In the morning, I give myself a good ten minutes of visualizing how I want my life to be. I project all my dreams, then end that by thinking about my day ahead and how I want it to turn out. I really believe we’re all a lot more powerful than we realize and this is a way of tapping into and harnessing that power. Before I go to bed, I try to think of everything I’m grateful for – it helps me fall asleep quickly with a smile on my face.

Monica Ruffo

Follow The Money

There really has never been a better time to be an entrepreneur, as there are countless resources out there for launching a start-up. There are tons of angel funds and investors, seminars, accelerator programs, I can’t even begin to name them all. Most universities also have a lot of opportunities; I was a mentor at McGill’s X 1 Accelerator program this summer where I met some really amazing young entrepreneurs.

I think it’s also really important to network and mingle. I went to an entrepreneurs event in Toronto a year and a half ago and happened to be chatting with someone who had just launched another start-up, and it turns out that today they are our distributor (Ship Fusion). They were a perfect fit. So those events aren’t just to meet potential investors; they help you meet the right people to build that ecosystem.

As an entrepreneur, you also need to figure out what it is that you’re after – whether that’s funding from the start, or finding a mentorship, there’s really something for everyone in terms of assistance. For us, we had been told numerous times that banks never help start-ups, which turned out to be entirely untrue as we ultimately ended up getting support from RBC, who have been incredibly supportive throughout the entire process.

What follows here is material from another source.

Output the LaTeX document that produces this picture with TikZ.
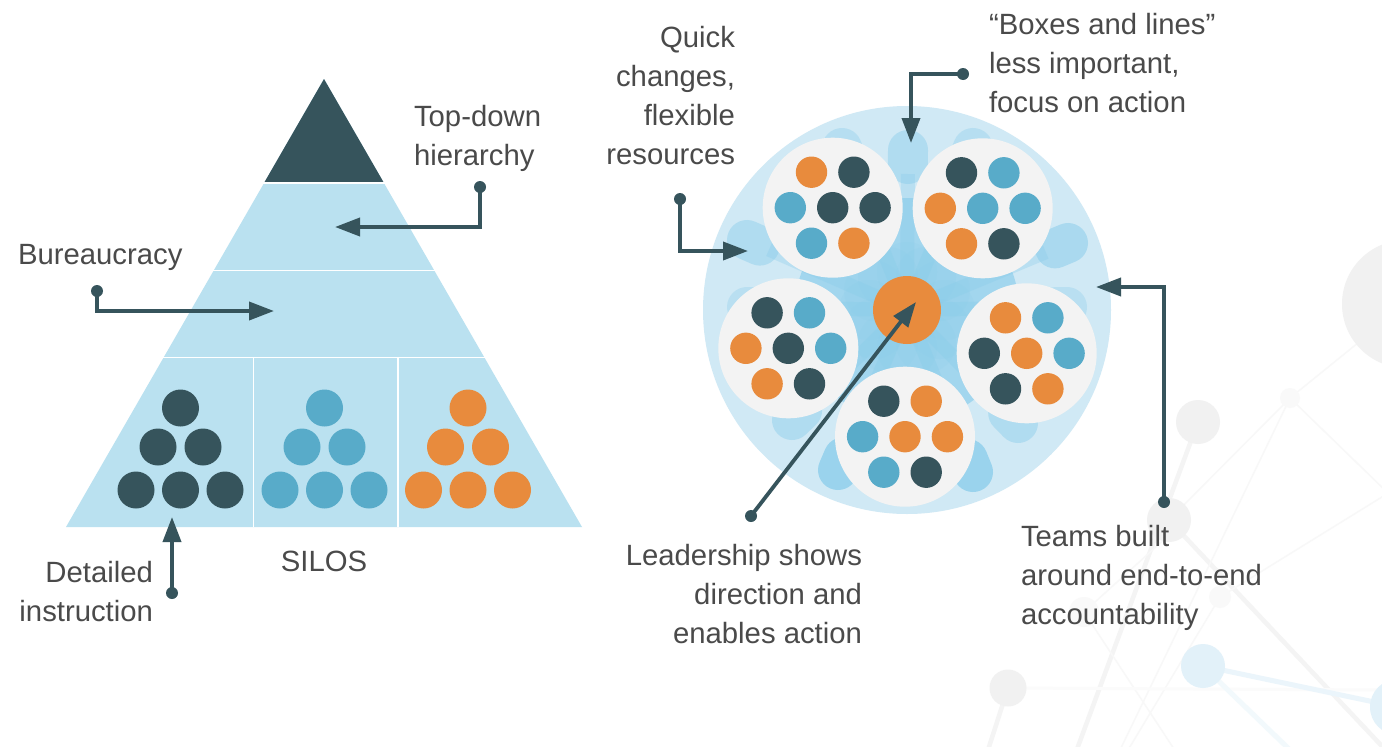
\documentclass[tikz,border=0pt]{standalone}
\usepackage{fontspec}
\setmainfont{Liberation Sans}
\usetikzlibrary{arrows.meta,calc}
\definecolor{ink}{HTML}{36545C}
\definecolor{sky}{HTML}{58ABC9}
\definecolor{amber}{HTML}{E88B3D}
\definecolor{pale}{HTML}{BAE1F0}
\definecolor{disc}{HTML}{D0E9F5}
\definecolor{petal}{HTML}{86CBEA}
\definecolor{team}{HTML}{F3F3F3}
\definecolor{txt}{HTML}{4A4A4A}
\definecolor{netgrey}{HTML}{F1F1F1}
\definecolor{netblue}{HTML}{E2F1F9}
\tikzset{
  lbl/.style={font=\fontsize{29.3}{38.7}\selectfont, text=txt, inner sep=0pt, outer sep=0pt},
  lblL/.style={lbl, align=left, anchor=base west},
  lblR/.style={lbl, align=right, anchor=base east},
  enddot/.style={circle, fill=ink, minimum size=12pt, inner sep=0pt, outer sep=0pt},
  callout/.style={draw=ink, line width=3.8pt, -{Triangle[length=25pt,width=18pt]}},
  thinnet/.style={draw=netgrey!50, line width=1.5pt},
  midnet/.style={draw=netgrey!80, line width=4.5pt},
  bluenet/.style={draw=netblue!70, line width=5pt},
  sep/.style={draw=white, line width=1.4pt}
}
\newcommand{\tdots}[9]{%
  \begin{scope}[shift={(#1,#2)}]
    \fill[team] (0,0) circle (70);
    \fill[#3] (-21.2,-35.5) circle (15.7);
    \fill[#4] (21.2,-35.5) circle (15.7);
    \fill[#5] (-42.4,0) circle (15.7);
    \fill[#6] (0,0) circle (15.7);
    \fill[#7] (42.4,0) circle (15.7);
    \fill[#8] (-21.2,35.5) circle (15.7);
    \fill[#9] (21.2,35.5) circle (15.7);
  \end{scope}}
\newcommand{\silo}[2]{%
  \begin{scope}[shift={(#1,0)}]
    \foreach \px/\py in {0/408, -22.5/447, 22.5/447, -44.5/490, 0/490, 44.5/490}
      \fill[#2] (\px,\py) circle (18.5);
  \end{scope}}
\begin{document}
\begin{tikzpicture}[x=1pt,y=-1pt]
\path[use as bounding box] (0,0) rectangle (1382,747);
\clip (0,0) rectangle (1382,747);
\fill[white] (0,0) rectangle (1382,747);

% background network
\draw[midnet] (1198,422) -- (1073,760);
\draw[midnet] (1169,520) -- (1395,760);
\draw[thinnet] (1169,520) -- (1290,398) -- (1406,304);
\draw[thinnet] (1290,398) -- (1390,495);
\draw[thinnet] (1290,398) -- (1120,750);
\draw[thinnet] (1220,597) -- (1390,492);
\draw[thinnet] (1084,612) -- (1169,535);
\draw[thinnet] (1084,612) -- (1176,752);
\draw[thinnet] (1220,597) -- (1128,750);
\draw[midnet] (1008,688) -- (988,750);
\draw[draw=netgrey!30, line width=3pt] (1008,688) -- (1382,690);
\draw[bluenet] (1203,666) -- (1398,707);
\draw[bluenet, draw=netblue!45] (1203,666) -- (1290,750);
\fill[netgrey] (1406,304) circle (64);
\fill[netgrey] (1198,422) circle (22);
\fill[netgrey] (1169,520) circle (22);
\fill[netgrey!45] (1290,398) circle (10);
\fill[netgrey!40] (1220,597) circle (11);
\fill[netgrey!45] (1084,612) circle (15);
\fill[netgrey] (1008,688) circle (18.5);
\fill[netblue] (1203,666) circle (22);
\fill[netblue] (1398,707) circle (28);

% pyramid
\fill[pale] (324,79) -- (582,527) -- (66,527) -- cycle;
\fill[ink] (324,79) -- (384,183) -- (264,183) -- cycle;
\draw[sep] (250,183) -- (398,183);
\draw[sep] (200,270.5) -- (450,270.5);
\draw[sep] (150,357.5) -- (500,357.5);
\draw[sep] (253.5,357.5) -- (253.5,527);
\draw[sep] (398,357.5) -- (398,527);
\silo{180.5}{ink}
\silo{324.5}{sky}
\silo{468}{amber}

% disc with petals
\fill[disc] (907,310) circle (204);
\fill[petal, opacity=.62] (907,310) circle (112);
\foreach \qx/\qy/\qo in {908/150/.42, 842/148/.35, 973/148/.35, 747/240/.42, 1068/243/.5, 747/307/.3, 1067/307/.3, 792/420/.42, 1018/423/.42, 838/470/.72, 973/472/.72} {
  \draw[petal, opacity=\qo, line width=40pt, line cap=round] (\qx,\qy) -- ($(\qx,\qy)!14pt!(907,310)$);
  \draw[petal, opacity=.3, line width=14pt] ($(\qx,\qy)!24pt!(907,310)$) -- (907,310);
}
\foreach \ra in {0,30,...,330}
  \fill[petal, opacity=.14] (907,310) ++(\ra:38) circle (30);
\tdots{832.7}{207.7}{amber}{ink}{sky}{ink}{ink}{sky}{amber}
\tdots{982.7}{208.3}{ink}{sky}{amber}{sky}{sky}{amber}{ink}
\tdots{788.3}{348.3}{ink}{sky}{amber}{ink}{sky}{amber}{ink}
\tdots{1026.7}{353.3}{amber}{sky}{ink}{amber}{sky}{ink}{amber}
\tdots{905}{436.7}{ink}{amber}{sky}{amber}{amber}{sky}{ink}
\fill[amber] (907,310) circle (34);

% labels
\node[lblL] (tdh) at (414,165) {Top-down\\hierarchy};
\node[lblL] (bur) at (18,264) {Bureaucracy};
\node[lblR] (det) at (153,621) {Detailed\\instruction};
\node[lbl, anchor=base] (sil) at (324,571) {SILOS};
\node[lblR] (qck) at (735,164) {Quick\\changes,\\flexible\\resources};
\node[lblL] (box) at (989,112) {“Boxes and lines”\\less important,\\focus on action};
\node[lblR] (lea) at (862,643) {Leadership shows\\direction and\\enables action};
\node[lblL] (tea) at (1021,624) {Teams built\\around end-to-end\\accountability};

% callouts
\node[enddot] (d1) at (480,187) {};
\coordinate (t1) at (335,227);
\draw[callout] (d1.center) |- (t1);
\node[enddot] (d2) at (97,291) {};
\coordinate (t2) at (274,311);
\draw[callout] (d2.center) |- (t2);
\node[enddot] (d3) at (172,593) {};
\coordinate (t3) at (172,517);
\draw[callout] (d3.center) -- (t3);
\node[enddot] (d4) at (680,199) {};
\coordinate (t4) at (748,251);
\draw[callout] (d4.center) |- (t4);
\node[enddot] (d5) at (963,74) {};
\coordinate (t5) at (911,143);
\draw[callout] (d5.center) -| (t5);
\node[enddot] (d6) at (751,516) {};
\coordinate (t6) at (916,302);
\draw[callout] (d6.center) -- (t6);
\node[enddot] (d7) at (1164,502) {};
\coordinate (t7) at (1096,287);
\draw[callout] (d7.center) |- (t7);
\end{tikzpicture}
\end{document}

There’s Power In Mentorship

I don’t think it’s necessary, but it helps, and it’s also possible to have more than one mentor. I think that you can learn a lot from other entrepreneurs; avoid a lot of pitfalls; they can introduce you to the right people, etc. It can certainly be helpful, but I don’t think if you don’t have one it should stop you from moving ahead with your idea. Sometimes you end up meeting your mentor along the way.

It Takes More

This being my second start-up, one of the main things I’ve learned is that everything always takes longer than you think it’s going to take, and you really just have to be patient, which is extremely challenging for me. I never thought it would take two and a half years to launch Well Told Health, but here we are. That, and things will always take more funding that you think. This is my second entrepreneurial venture and it has been true both times.

Things are also always a lot more complicated than you anticipate they’re going to be as well, but this naiveté and optimism that most entrepreneurs have is part of what drives them. Someone who knows everything about an industry will say, “This can’t be done,” but naiveté can light a flame and bring them to disrupt industries that have been doing things the same way for a while.